The survey found 60 per cent of institutional investors would dump an investment firm for underperformance with fee increases (50 per cent) and data/confidentiality breaches (45 per cent) also rating strongly as firing offences.
Of the factors institutional investors said were important attributes of an investment firm, the CFA study also found a large gap between the ideal and reality.
For example, while 67 per cent of institutional respondents said alignment of fees with their interests was important, only 40 per cent felt investment firms delivered on the promise.
The study notes a similar disparity in nine other factors including disclosure, keeping fees low, ethical behaviour, regulatory breaches, and the ability to provide investment insight beyond specific mandate parameters.
Despite the often-large gaps between expectations and reality the CFA study found overall trust levels in the investment industry had increased compared to its last survey.
“Since 2013, retail investors showed a significant increase in trust of the financial services industry, rising from 50 per cent to 61 per cent,” the CFA report says. “About half the gain is thanks to strong increases in Australia, the US and the UK. The other half was due to higher absolute trust levels in markets not included in the 2013 Study, notably China, India and Singapore.”
In a statement, Dr Jeff Stangl, CFA Society NZ president, said the survey results showed investment firms needed to develop a comprehensive understanding of client needs rather than offering “empty performance promises or tick-the-box compliance exercises”.
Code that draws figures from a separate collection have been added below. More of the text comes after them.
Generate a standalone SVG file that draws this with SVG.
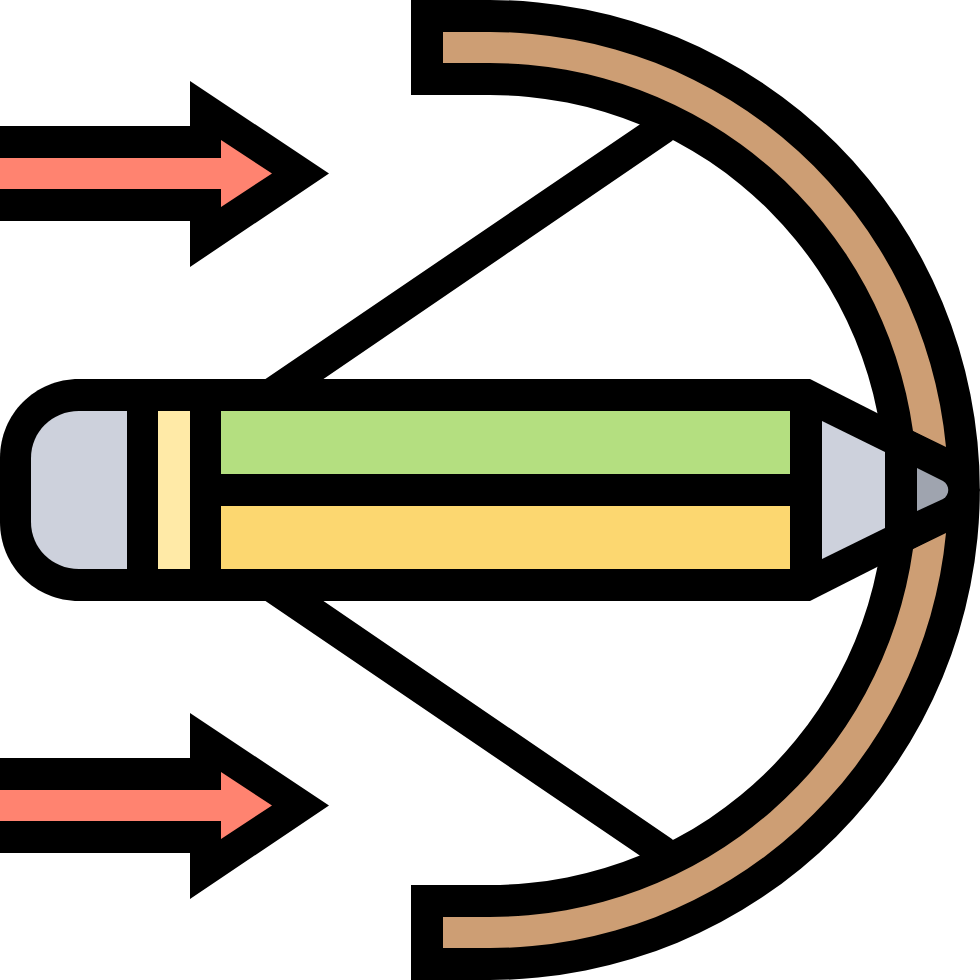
<svg xmlns="http://www.w3.org/2000/svg" width="980" height="980" viewBox="0 0 980 980">
<style>.k{fill:#000}.bow{fill:#cd9e74}.red{fill:#ff8370}.g{fill:#cdd1dc}</style>
<rect width="980" height="980" fill="#fff"/>
<g id="arrow-top">
<path class="k" d="M0 126H190V81L329 173.500L190 267V221H0Z"/>
<path class="red" d="M0 158H221V140L272 173.500L221 207V189H0Z"/>
</g>
<g id="arrow-bottom">
<path class="k" d="M0 758H190V713L329 805.500L190 899V853H0Z"/>
<path class="red" d="M0 790H221V772L272 805.500L221 839V821H0Z"/>
</g>
<g id="bow">
<path class="k" d="M264 380L639 125L662 105L682 130L672 141L322 380Z"/>
<path class="k" d="M264 600L639 855L662 875L682 850L672 839L322 600Z"/>
<path class="k" d="M411 0H490A490 490 0 0 1 490 980H411V885H490A395 395 0 0 0 490 95H411Z"/>
<path class="bow" d="M443 32H490A458 458 0 0 1 946 447L913 431A427 427 0 0 0 490 63H443Z"/>
<path class="bow" d="M443 948H490A458 458 0 0 0 946 533L913 549A427 427 0 0 1 490 917H443Z"/>
</g>
<g id="pencil">
<path class="k" d="M79 379H810L960 455L980 490L960 525L810 601H79C35 601 0 566 0 522V458C0 414 35 379 79 379Z"/>
<path class="g" d="M127 411V569H79C52 569 31 548 31 522V458C31 432 52 411 79 411Z"/>
<rect x="158" y="411" width="32" height="158" fill="#ffeaa7"/>
<rect x="221" y="411" width="569" height="63" fill="#b4df80"/>
<rect x="221" y="506" width="569" height="63" fill="#fcd770"/>
<path class="g" d="M822 421L885 452V528L822 559Z"/>
<path fill="#9fa4af" d="M917 468L943 481C950 485 950 495 943 499L917 511Z"/>
</g>
</svg>
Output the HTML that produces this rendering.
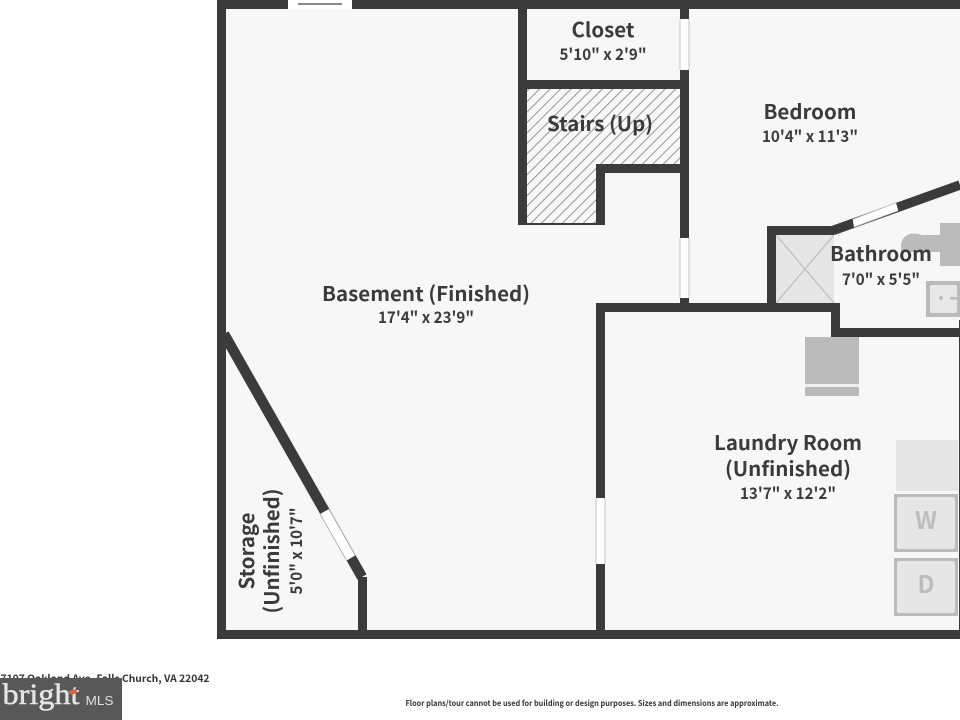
<!DOCTYPE html>
<html><head><meta charset="utf-8"><style>
html,body{margin:0;padding:0;background:#fff;width:960px;height:720px;overflow:hidden}
svg{display:block}
text{font-family:"Noto Sans CJK JP","DejaVu Sans",sans-serif;fill:#3b3b3b;text-anchor:middle;dominant-baseline:auto}
.t{font-size:20px;font-weight:700}
.s{font-size:16px;font-weight:700}
</style></head><body>
<svg width="960" height="720" viewBox="0 0 960 720" xmlns="http://www.w3.org/2000/svg">
<defs><pattern id="h" width="7.4" height="7.4" patternUnits="userSpaceOnUse" patternTransform="rotate(45)"><rect width="7.4" height="7.4" fill="#f7f7f7"/><rect x="0" width="0.9" height="7.4" fill="#8a8a8a"/></pattern></defs>
<rect x="217" y="0" width="743" height="639" fill="#f7f7f7"/>
<path d="M527 89H680V164H596V224H527Z" fill="url(#h)"/>
<rect x="776" y="235" width="58" height="68" fill="#e6e6e6"/>
<path d="M776 235L834 303M834 235L776 303" stroke="#bdbdbd" stroke-width="1.2"/>
<g fill="#bbb">
<rect x="940" y="223" width="20" height="43"/>
<path d="M940 235H922C908 230 901 238 901 246V252H940Z"/>
<rect x="926" y="281" width="34" height="36"/>
<rect x="805" y="337" width="54" height="59"/>
<rect x="894" y="494" width="64" height="58"/>
<rect x="894" y="558" width="64" height="58"/>
</g>
<rect x="930" y="285" width="27" height="28" rx="2" fill="#e8e8e8"/>
<circle cx="941" cy="298" r="2" fill="#bbb"/><rect x="950" y="297" width="7" height="2.5" fill="#bbb"/>
<rect x="805" y="384" width="54" height="3" fill="#efefef"/>
<rect x="896" y="440" width="62" height="51" fill="#e6e6e6"/>
<rect x="897" y="497" width="58" height="52" rx="2" fill="#e6e6e6"/>
<rect x="897" y="561" width="58" height="52" rx="2" fill="#e6e6e6"/>
<g fill="#3b3b3b">
<rect x="217" y="0" width="743" height="9"/>
<rect x="217" y="0" width="9" height="639"/>
<rect x="217" y="630" width="743" height="9"/>
<rect x="959" y="320" width="1" height="319"/>
<rect x="518" y="0" width="9" height="225"/>
<rect x="518" y="80" width="171" height="9"/>
<rect x="680" y="0" width="9" height="312"/>
<rect x="596" y="164" width="93" height="9"/>
<rect x="596" y="164" width="9" height="61"/>
<rect x="527" y="223" width="78" height="2"/>
<rect x="596" y="303" width="244" height="9"/>
<rect x="596" y="303" width="9" height="336"/>
<rect x="767" y="226" width="9" height="86"/>
<rect x="767" y="226" width="67" height="9"/>
<rect x="831" y="303" width="9" height="34"/>
<rect x="831" y="328" width="129" height="9"/>
<rect x="358" y="577" width="9" height="62"/>
</g>
<path d="M833 230.500L960 185" stroke="#3b3b3b" stroke-width="9.500" fill="none"/>
<path d="M224 334L362 577" stroke="#3b3b3b" stroke-width="10.500" fill="none"/>
<rect x="288" y="0" width="64" height="9" fill="#fff"/>
<rect x="298" y="3" width="44" height="2" fill="#888"/>
<rect x="680" y="19" width="9" height="51" fill="#fff"/>
<rect x="680" y="238" width="9" height="60" fill="#fff"/>
<rect x="596" y="498" width="9" height="66" fill="#fff"/>
<path d="M680 19V70M689 19V70M680 238V298M689 238V298M596 498V564M605 498V564" stroke="#c4c4c4" stroke-width="1" fill="none"/>
<path d="M852.700 219.300L896 202.700L898.300 210.700L854 227.300Z" fill="#fff"/>
<path d="M852.700 219.300L896 202.700M854 227.300L898.300 210.700" stroke="#aaa" stroke-width="0.8" fill="none"/>
<path d="M320.100 514L328.900 509L355.300 555.500L346.600 560.500Z" fill="#fff"/>
<path d="M320.100 514L346.600 560.500M328.900 509L355.300 555.500" stroke="#aaa" stroke-width="0.8" fill="none"/>
<text class="t" x="603" y="37" textLength="63" lengthAdjust="spacingAndGlyphs">Closet</text>
<text class="s" x="603" y="60" textLength="87" lengthAdjust="spacingAndGlyphs">5'10" x 2'9"</text>
<text class="t" x="600" y="131" textLength="106" lengthAdjust="spacingAndGlyphs">Stairs (Up)</text>
<text class="t" x="810" y="119" textLength="93" lengthAdjust="spacingAndGlyphs">Bedroom</text>
<text class="s" x="810" y="142" textLength="96" lengthAdjust="spacingAndGlyphs">10'4" x 11'3"</text>
<text class="t" x="881" y="261" textLength="102" lengthAdjust="spacingAndGlyphs">Bathroom</text>
<text class="s" x="881" y="285" textLength="78" lengthAdjust="spacingAndGlyphs">7'0" x 5'5"</text>
<text class="t" x="426" y="301" textLength="208" lengthAdjust="spacingAndGlyphs">Basement (Finished)</text>
<text class="s" x="426" y="323" textLength="96" lengthAdjust="spacingAndGlyphs">17'4" x 23'9"</text>
<text class="t" x="788" y="450" textLength="148" lengthAdjust="spacingAndGlyphs">Laundry Room</text>
<text class="t" x="788" y="476" textLength="126" lengthAdjust="spacingAndGlyphs">(Unfinished)</text>
<text class="s" x="788" y="499" textLength="96" lengthAdjust="spacingAndGlyphs">13'7" x 12'2"</text>
<text class="t" transform="translate(254 551) rotate(-90)" textLength="77" lengthAdjust="spacingAndGlyphs">Storage</text>
<text class="t" transform="translate(279 551) rotate(-90)" textLength="125" lengthAdjust="spacingAndGlyphs">(Unfinished)</text>
<text class="s" transform="translate(302 551) rotate(-90)" textLength="87" lengthAdjust="spacingAndGlyphs">5'0" x 10'7"</text>
<text x="926" y="529" font-size="24" font-weight="700" style="fill:#bdbdbd">W</text>
<text x="926" y="593" font-size="24" font-weight="700" style="fill:#bdbdbd">D</text>
<text x="105" y="682" font-size="10" font-weight="700" style="fill:#333" textLength="209" lengthAdjust="spacingAndGlyphs">7107 Oakland Ave, Falls Church, VA 22042</text>
<text x="592" y="706" font-size="8" font-weight="700" style="fill:#333" textLength="373" lengthAdjust="spacingAndGlyphs">Floor plans/tour cannot be used for building or design purposes. Sizes and dimensions are approximate.</text>
<rect x="0" y="678" width="122" height="42" fill="#585858"/>
<text x="41" y="704" font-size="30" style="font-family:'Liberation Serif',serif;fill:#e4e4e4;stroke:#e4e4e4;stroke-width:0.5" textLength="77" lengthAdjust="spacingAndGlyphs">bright</text>
<text x="99.500" y="705" font-size="13" style="font-family:'Liberation Sans',sans-serif;fill:#e0e0e0" textLength="28" lengthAdjust="spacingAndGlyphs">MLS</text>
<path d="M68 691l8-2 1 4-6 2z" fill="#d9634a"/>
</svg>
</body></html>
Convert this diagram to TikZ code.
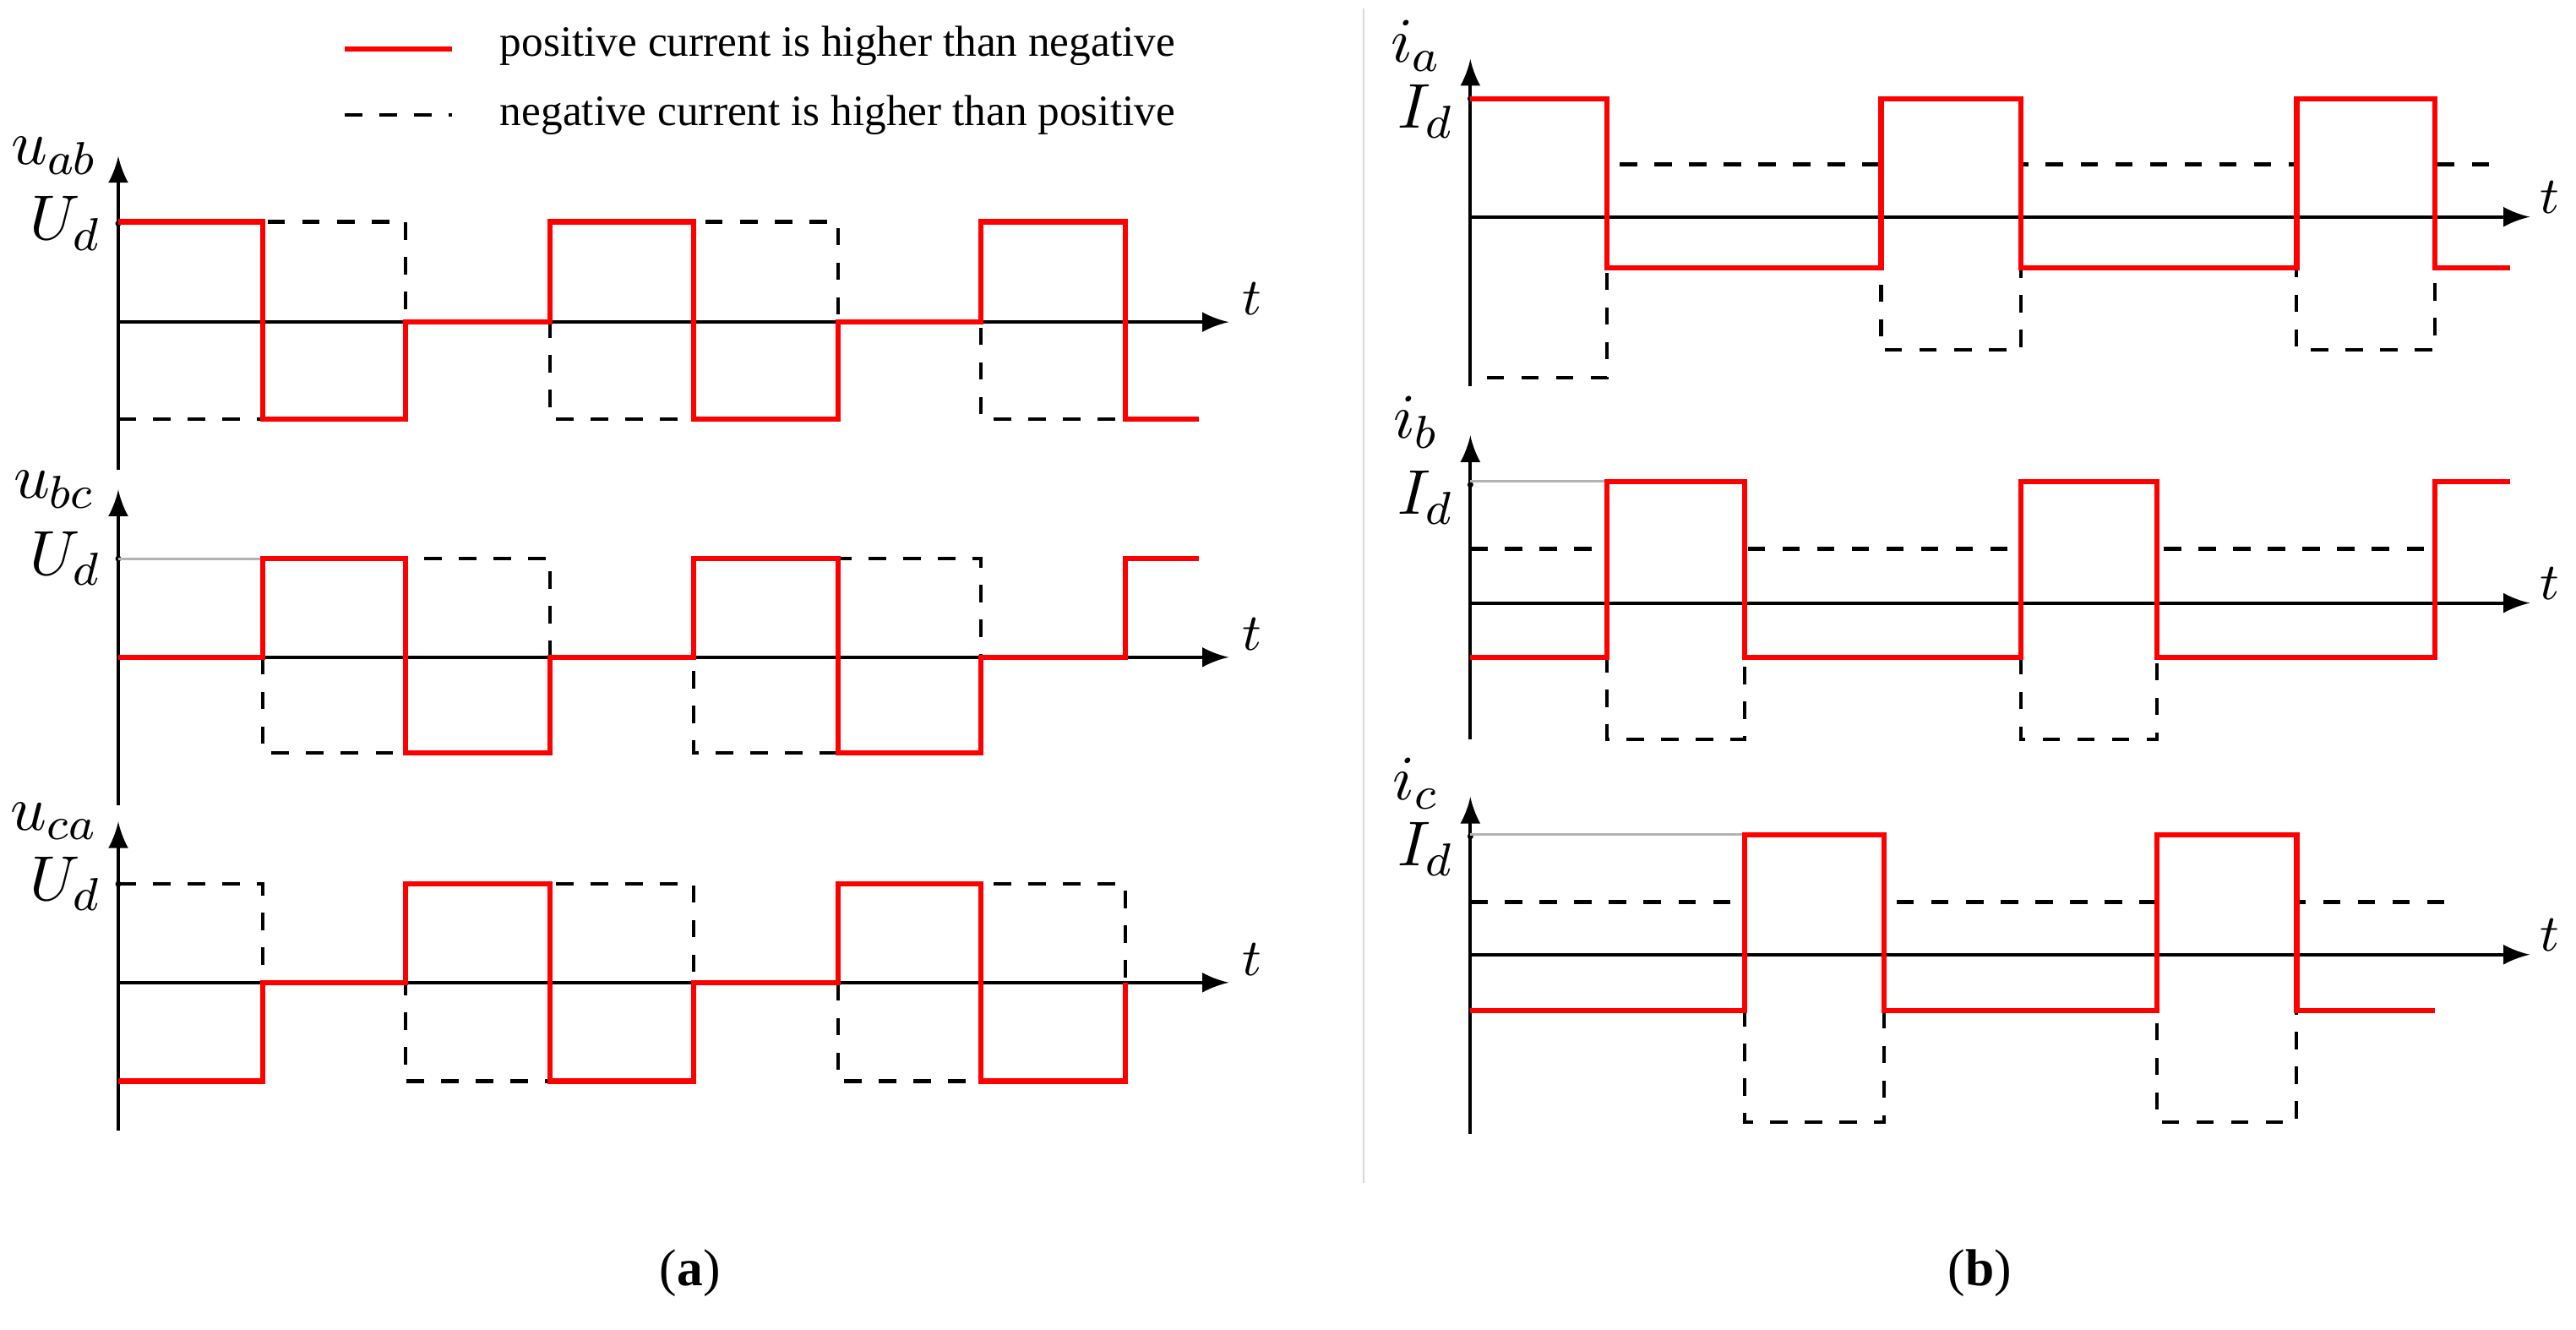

“While an increase in overall trust in the financial services industry is a net positive for financial professionals, performance is no longer the only ‘deal breaker’ for investors,” Stangl said. “They are continuing to demand more clarity and service from financial professionals and, with the rise of robo-advisors, they have more alternatives than ever before. Further, if investment professionals don’t provide this clarity, the regulators may force them to, for better or worse.”